**STATED TASK:** Working from the top of the listing below, retype each line through the line containing "return math.copysign(abs(c) **", both included, with no pictures.

**SUPPLIED DATA:**
▼
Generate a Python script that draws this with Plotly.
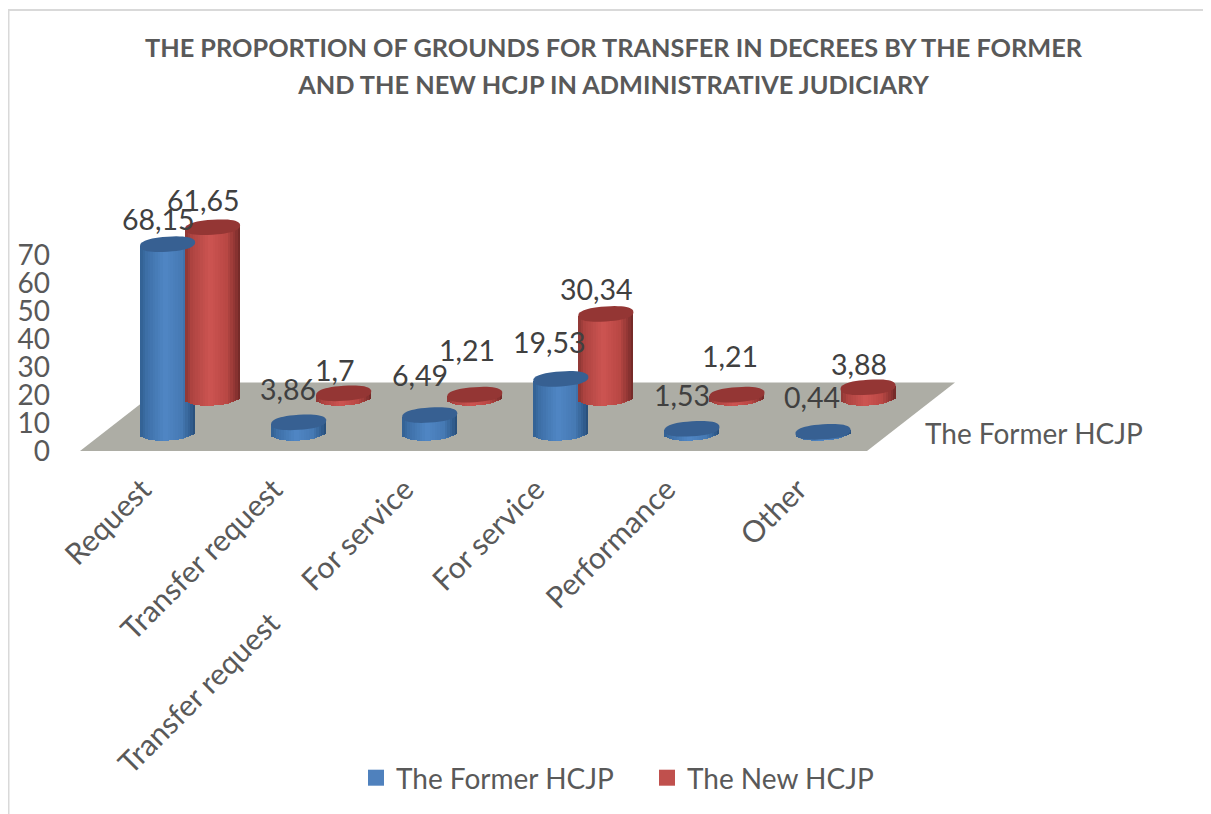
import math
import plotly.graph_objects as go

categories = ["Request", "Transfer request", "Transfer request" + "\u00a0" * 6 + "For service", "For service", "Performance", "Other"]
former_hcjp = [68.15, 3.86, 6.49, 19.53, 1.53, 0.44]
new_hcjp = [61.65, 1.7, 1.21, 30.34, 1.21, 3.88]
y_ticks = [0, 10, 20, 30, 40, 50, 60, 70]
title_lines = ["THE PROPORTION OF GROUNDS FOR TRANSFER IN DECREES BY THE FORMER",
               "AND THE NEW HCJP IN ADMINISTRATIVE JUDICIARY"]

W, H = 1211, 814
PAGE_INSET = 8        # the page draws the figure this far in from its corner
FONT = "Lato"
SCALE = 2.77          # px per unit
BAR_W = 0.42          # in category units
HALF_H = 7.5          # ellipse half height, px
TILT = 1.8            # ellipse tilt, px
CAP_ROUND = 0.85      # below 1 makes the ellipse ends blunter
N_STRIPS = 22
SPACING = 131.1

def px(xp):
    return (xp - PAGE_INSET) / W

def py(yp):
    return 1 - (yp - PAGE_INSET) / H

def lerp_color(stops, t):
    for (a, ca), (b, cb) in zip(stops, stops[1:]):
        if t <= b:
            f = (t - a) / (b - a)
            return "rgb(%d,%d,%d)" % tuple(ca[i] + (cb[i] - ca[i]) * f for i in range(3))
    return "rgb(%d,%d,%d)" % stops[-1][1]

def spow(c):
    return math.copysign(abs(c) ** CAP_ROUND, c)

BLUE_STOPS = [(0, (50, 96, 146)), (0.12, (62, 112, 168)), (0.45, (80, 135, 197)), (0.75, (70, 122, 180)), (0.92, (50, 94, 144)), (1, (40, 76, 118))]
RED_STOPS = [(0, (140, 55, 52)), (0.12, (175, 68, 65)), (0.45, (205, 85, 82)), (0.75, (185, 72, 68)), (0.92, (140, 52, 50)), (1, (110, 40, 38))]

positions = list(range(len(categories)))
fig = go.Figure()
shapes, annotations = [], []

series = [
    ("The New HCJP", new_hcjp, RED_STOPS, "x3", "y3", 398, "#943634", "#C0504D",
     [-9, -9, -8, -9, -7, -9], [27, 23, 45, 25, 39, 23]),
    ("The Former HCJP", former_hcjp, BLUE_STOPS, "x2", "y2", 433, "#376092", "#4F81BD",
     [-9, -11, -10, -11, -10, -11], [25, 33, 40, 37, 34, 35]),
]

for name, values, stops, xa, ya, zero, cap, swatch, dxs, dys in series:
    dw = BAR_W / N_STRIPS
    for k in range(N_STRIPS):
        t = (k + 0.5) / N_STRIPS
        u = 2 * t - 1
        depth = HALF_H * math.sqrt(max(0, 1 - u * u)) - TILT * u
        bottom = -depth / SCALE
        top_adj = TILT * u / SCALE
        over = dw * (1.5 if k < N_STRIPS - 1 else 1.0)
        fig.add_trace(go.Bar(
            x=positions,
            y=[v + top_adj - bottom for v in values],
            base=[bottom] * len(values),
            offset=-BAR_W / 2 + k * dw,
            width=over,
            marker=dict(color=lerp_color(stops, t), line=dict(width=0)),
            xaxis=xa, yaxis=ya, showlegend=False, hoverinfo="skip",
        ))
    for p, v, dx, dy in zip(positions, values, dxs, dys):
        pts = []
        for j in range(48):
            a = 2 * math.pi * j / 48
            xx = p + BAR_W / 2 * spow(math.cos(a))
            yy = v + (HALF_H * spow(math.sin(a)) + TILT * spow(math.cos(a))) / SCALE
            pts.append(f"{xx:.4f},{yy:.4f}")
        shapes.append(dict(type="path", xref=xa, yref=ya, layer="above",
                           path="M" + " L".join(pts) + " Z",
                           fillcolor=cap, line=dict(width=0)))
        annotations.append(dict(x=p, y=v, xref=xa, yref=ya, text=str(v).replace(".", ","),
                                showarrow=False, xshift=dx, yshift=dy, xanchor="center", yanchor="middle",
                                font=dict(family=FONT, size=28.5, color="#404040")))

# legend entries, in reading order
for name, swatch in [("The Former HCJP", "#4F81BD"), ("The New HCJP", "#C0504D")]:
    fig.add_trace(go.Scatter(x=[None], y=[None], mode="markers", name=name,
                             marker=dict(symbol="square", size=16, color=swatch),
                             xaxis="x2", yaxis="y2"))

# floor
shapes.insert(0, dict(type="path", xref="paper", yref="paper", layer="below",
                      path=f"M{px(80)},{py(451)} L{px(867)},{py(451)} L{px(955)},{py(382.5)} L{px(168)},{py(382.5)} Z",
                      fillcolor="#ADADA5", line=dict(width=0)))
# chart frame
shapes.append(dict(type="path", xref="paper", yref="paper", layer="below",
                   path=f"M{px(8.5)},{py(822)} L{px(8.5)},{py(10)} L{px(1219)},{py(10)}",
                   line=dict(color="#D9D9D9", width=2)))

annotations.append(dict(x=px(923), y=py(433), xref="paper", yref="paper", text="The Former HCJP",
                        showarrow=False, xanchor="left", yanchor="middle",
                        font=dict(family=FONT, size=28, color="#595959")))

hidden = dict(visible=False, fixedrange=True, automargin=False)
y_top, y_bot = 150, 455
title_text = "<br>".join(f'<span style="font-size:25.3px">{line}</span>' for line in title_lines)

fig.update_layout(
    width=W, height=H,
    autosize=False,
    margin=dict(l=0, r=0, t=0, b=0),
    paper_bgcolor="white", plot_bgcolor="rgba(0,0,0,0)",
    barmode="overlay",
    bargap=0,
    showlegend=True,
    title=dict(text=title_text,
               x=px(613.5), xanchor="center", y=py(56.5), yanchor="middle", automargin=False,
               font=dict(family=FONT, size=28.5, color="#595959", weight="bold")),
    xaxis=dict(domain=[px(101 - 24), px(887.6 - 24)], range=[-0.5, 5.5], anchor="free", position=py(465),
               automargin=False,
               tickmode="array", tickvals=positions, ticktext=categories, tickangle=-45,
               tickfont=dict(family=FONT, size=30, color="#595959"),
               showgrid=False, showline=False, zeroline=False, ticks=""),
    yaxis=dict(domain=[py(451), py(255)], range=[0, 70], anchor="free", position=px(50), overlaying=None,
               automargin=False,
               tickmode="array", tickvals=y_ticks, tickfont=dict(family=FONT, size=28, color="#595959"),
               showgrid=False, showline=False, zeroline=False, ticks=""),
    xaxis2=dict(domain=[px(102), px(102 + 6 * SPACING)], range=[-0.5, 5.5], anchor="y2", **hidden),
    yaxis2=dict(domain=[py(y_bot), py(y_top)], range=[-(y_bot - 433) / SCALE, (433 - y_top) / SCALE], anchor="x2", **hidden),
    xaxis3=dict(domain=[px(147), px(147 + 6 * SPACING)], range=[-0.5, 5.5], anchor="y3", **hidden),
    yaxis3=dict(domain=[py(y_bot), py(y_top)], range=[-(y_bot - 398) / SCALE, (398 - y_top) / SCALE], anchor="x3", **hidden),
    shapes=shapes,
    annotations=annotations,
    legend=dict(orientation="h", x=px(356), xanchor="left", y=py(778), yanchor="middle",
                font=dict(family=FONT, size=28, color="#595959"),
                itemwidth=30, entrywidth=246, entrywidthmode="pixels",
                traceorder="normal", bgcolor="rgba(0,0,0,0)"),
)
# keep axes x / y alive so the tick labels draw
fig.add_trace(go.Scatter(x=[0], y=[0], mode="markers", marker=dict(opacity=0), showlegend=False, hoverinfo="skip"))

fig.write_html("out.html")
▲
**EXERCISE RESPONSE:**
Generate a Python script that draws this with Plotly.
import math
import plotly.graph_objects as go

categories = ["Request", "Transfer request", "Transfer request" + "\u00a0" * 6 + "For service", "For service", "Performance", "Other"]
former_hcjp = [68.15, 3.86, 6.49, 19.53, 1.53, 0.44]
new_hcjp = [61.65, 1.7, 1.21, 30.34, 1.21, 3.88]
y_ticks = [0, 10, 20, 30, 40, 50, 60, 70]
title_lines = ["THE PROPORTION OF GROUNDS FOR TRANSFER IN DECREES BY THE FORMER",
               "AND THE NEW HCJP IN ADMINISTRATIVE JUDICIARY"]

W, H = 1211, 814
PAGE_INSET = 8        # the page draws the figure this far in from its corner
FONT = "Lato"
SCALE = 2.77          # px per unit
BAR_W = 0.42          # in category units
HALF_H = 7.5          # ellipse half height, px
TILT = 1.8            # ellipse tilt, px
CAP_ROUND = 0.85      # below 1 makes the ellipse ends blunter
N_STRIPS = 22
SPACING = 131.1

def px(xp):
    return (xp - PAGE_INSET) / W

def py(yp):
    return 1 - (yp - PAGE_INSET) / H

def lerp_color(stops, t):
    for (a, ca), (b, cb) in zip(stops, stops[1:]):
        if t <= b:
            f = (t - a) / (b - a)
            return "rgb(%d,%d,%d)" % tuple(ca[i] + (cb[i] - ca[i]) * f for i in range(3))
    return "rgb(%d,%d,%d)" % stops[-1][1]

def spow(c):
    return math.copysign(abs(c) ** CAP_ROUND, c)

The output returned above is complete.